[BEGIN PROVIDED DATA]

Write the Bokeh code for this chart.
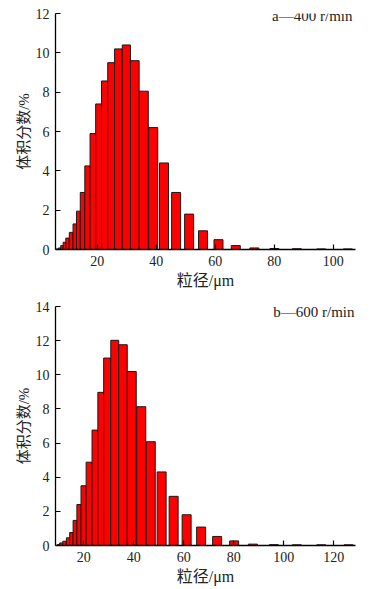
from bokeh.plotting import figure
from bokeh.models import FixedTicker, Label, Range1d
from bokeh.layouts import column
from bokeh.embed import file_html
from bokeh.resources import INLINE

# ---- data ----
size_a = [6.55, 7.3, 8.1, 8.95, 9.95, 11.2, 12.45, 13.65, 15.05, 16.7, 18.55, 20.5,
          22.55, 24.75, 27.2, 29.9, 32.75, 35.8, 39.0, 42.65, 46.75, 51.15, 55.85,
          61.1, 66.95, 73.25, 80.05, 87.65, 95.9, 104.9]
vol_a = [0.03, 0.08, 0.2, 0.37, 0.58, 0.87, 1.3, 1.95, 2.9, 4.25, 5.9, 7.4,
         8.57, 9.5, 10.2, 10.4, 9.6, 8.05, 6.2, 4.4, 2.9, 1.8, 0.95,
         0.5, 0.2, 0.08, 0.05, 0.04, 0.03, 0.03]

size_b = [9.95, 10.95, 12.3, 13.75, 15.05, 16.5, 18.1, 19.9, 22.1, 24.5, 26.85,
          29.35, 32.4, 35.7, 39.2, 43.0, 46.8, 51.15, 55.95, 61.15, 66.95, 73.35,
          80.15, 87.65, 96.05, 105.25, 115.0, 125.95]
vol_b = [0.06, 0.15, 0.25, 0.45, 0.76, 1.47, 2.4, 3.5, 4.88, 6.76, 8.97,
         10.98, 12.02, 11.76, 10.19, 8.13, 6.08, 4.31, 2.88, 1.8, 1.08, 0.53,
         0.27, 0.08, 0.05, 0.04, 0.04, 0.04]

xticks_a = [20, 40, 60, 80, 100]
xticks_b = [20, 40, 60, 80, 100, 120]
yticks_a = [0, 2, 4, 6, 8, 10, 12]
yticks_b = [0, 2, 4, 6, 8, 10, 12, 14]

title_a = "a\u2014400 r/min"
title_b = "b\u2014600 r/min"
xlabel = "粒径/μm"
ylabel = "体积分数/%"

SERIF = "Liberation Serif"
MIXED = "Liberation Serif, Noto Sans CJK SC"
TXT = "#222222"
FRAME_W = 300
BAR_CAP_PX = 9.0


def bar_widths(centers, units_per_px):
    n = len(centers)
    widths = []
    for i in range(n):
        left = (centers[i] + centers[i - 1]) / 2 if i > 0 else centers[i] - (centers[1] - centers[0]) / 2
        right = (centers[i] + centers[i + 1]) / 2 if i < n - 1 else centers[i] + (centers[i] - centers[i - 1]) / 2
        widths.append(min(right - left, BAR_CAP_PX * units_per_px))
    return widths


def panel(sizes, vols, xr, yr, xticks, yticks, title, frame_h, top, bottom, title_dy, title_dx):
    p = figure(frame_width=FRAME_W, frame_height=frame_h,
               x_range=Range1d(*xr), y_range=Range1d(*yr),
               output_backend="svg", toolbar_location=None,
               min_border_left=55, min_border_right=15,
               min_border_top=top, min_border_bottom=bottom)
    p.outline_line_color = None
    p.background_fill_color = "white"
    p.border_fill_color = "white"
    p.xgrid.visible = False
    p.ygrid.visible = False

    upp = (xr[1] - xr[0]) / FRAME_W
    w = bar_widths(sizes, upp)
    p.vbar(x=sizes, top=vols, width=w, bottom=0,
           fill_color="#ff0000", line_color="#1a1a1a", line_width=1)

    for ax in (p.xaxis[0], p.yaxis[0]):
        ax.axis_line_color = "black"
        ax.axis_line_width = 1.3
        ax.major_tick_line_color = "black"
        ax.major_tick_line_width = 1.2
        ax.major_tick_in = 5
        ax.major_tick_out = 0
        ax.minor_tick_line_color = None
        ax.major_label_text_font = SERIF
        ax.major_label_text_font_size = "14px"
        ax.major_label_text_color = TXT
        ax.axis_label_text_font = MIXED
        ax.axis_label_text_font_size = "15px"
        ax.axis_label_text_font_style = "normal"
        ax.axis_label_text_color = TXT

    p.xaxis[0].ticker = FixedTicker(ticks=xticks)
    p.yaxis[0].ticker = FixedTicker(ticks=yticks)
    p.xaxis[0].axis_label = xlabel
    p.yaxis[0].axis_label = ylabel
    p.xaxis[0].axis_label_text_font_size = "16px"
    p.xaxis[0].major_label_standoff = 6
    p.xaxis[0].axis_label_standoff = 3
    p.yaxis[0].major_label_standoff = 6
    p.yaxis[0].axis_label_standoff = 1

    p.add_layout(Label(x=xr[1], y=yr[1], x_offset=title_dx, y_offset=title_dy,
                       text=title, text_align="right", text_baseline="middle",
                       text_font=SERIF, text_font_size="15px", text_color=TXT))
    return p


pa = panel(size_a, vol_a, (5.9, 107.5), (0, 12), xticks_a, yticks_a, title_a,
           236, 13, 49, -2, -3)
pb = panel(size_b, vol_b, (8.7, 128.7), (0, 14), xticks_b, yticks_b, title_b,
           239, 8, 44, -5, -1)

layout = column(pa, pb, spacing=0)
open("out.html", "w").write(file_html(layout, INLINE))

[END PROVIDED DATA]

■ PROBLEM TO SOLVE ■
Repeat, word for word and with no pictures, only the lines running from the beginning of the data to the line that contains "return widths".

■ TASK ANSWER ■
Write the Bokeh code for this chart.
from bokeh.plotting import figure
from bokeh.models import FixedTicker, Label, Range1d
from bokeh.layouts import column
from bokeh.embed import file_html
from bokeh.resources import INLINE

# ---- data ----
size_a = [6.55, 7.3, 8.1, 8.95, 9.95, 11.2, 12.45, 13.65, 15.05, 16.7, 18.55, 20.5,
          22.55, 24.75, 27.2, 29.9, 32.75, 35.8, 39.0, 42.65, 46.75, 51.15, 55.85,
          61.1, 66.95, 73.25, 80.05, 87.65, 95.9, 104.9]
vol_a = [0.03, 0.08, 0.2, 0.37, 0.58, 0.87, 1.3, 1.95, 2.9, 4.25, 5.9, 7.4,
         8.57, 9.5, 10.2, 10.4, 9.6, 8.05, 6.2, 4.4, 2.9, 1.8, 0.95,
         0.5, 0.2, 0.08, 0.05, 0.04, 0.03, 0.03]

size_b = [9.95, 10.95, 12.3, 13.75, 15.05, 16.5, 18.1, 19.9, 22.1, 24.5, 26.85,
          29.35, 32.4, 35.7, 39.2, 43.0, 46.8, 51.15, 55.95, 61.15, 66.95, 73.35,
          80.15, 87.65, 96.05, 105.25, 115.0, 125.95]
vol_b = [0.06, 0.15, 0.25, 0.45, 0.76, 1.47, 2.4, 3.5, 4.88, 6.76, 8.97,
         10.98, 12.02, 11.76, 10.19, 8.13, 6.08, 4.31, 2.88, 1.8, 1.08, 0.53,
         0.27, 0.08, 0.05, 0.04, 0.04, 0.04]

xticks_a = [20, 40, 60, 80, 100]
xticks_b = [20, 40, 60, 80, 100, 120]
yticks_a = [0, 2, 4, 6, 8, 10, 12]
yticks_b = [0, 2, 4, 6, 8, 10, 12, 14]

title_a = "a\u2014400 r/min"
title_b = "b\u2014600 r/min"
xlabel = "粒径/μm"
ylabel = "体积分数/%"

SERIF = "Liberation Serif"
MIXED = "Liberation Serif, Noto Sans CJK SC"
TXT = "#222222"
FRAME_W = 300
BAR_CAP_PX = 9.0


def bar_widths(centers, units_per_px):
    n = len(centers)
    widths = []
    for i in range(n):
        left = (centers[i] + centers[i - 1]) / 2 if i > 0 else centers[i] - (centers[1] - centers[0]) / 2
        right = (centers[i] + centers[i + 1]) / 2 if i < n - 1 else centers[i] + (centers[i] - centers[i - 1]) / 2
        widths.append(min(right - left, BAR_CAP_PX * units_per_px))
    return widths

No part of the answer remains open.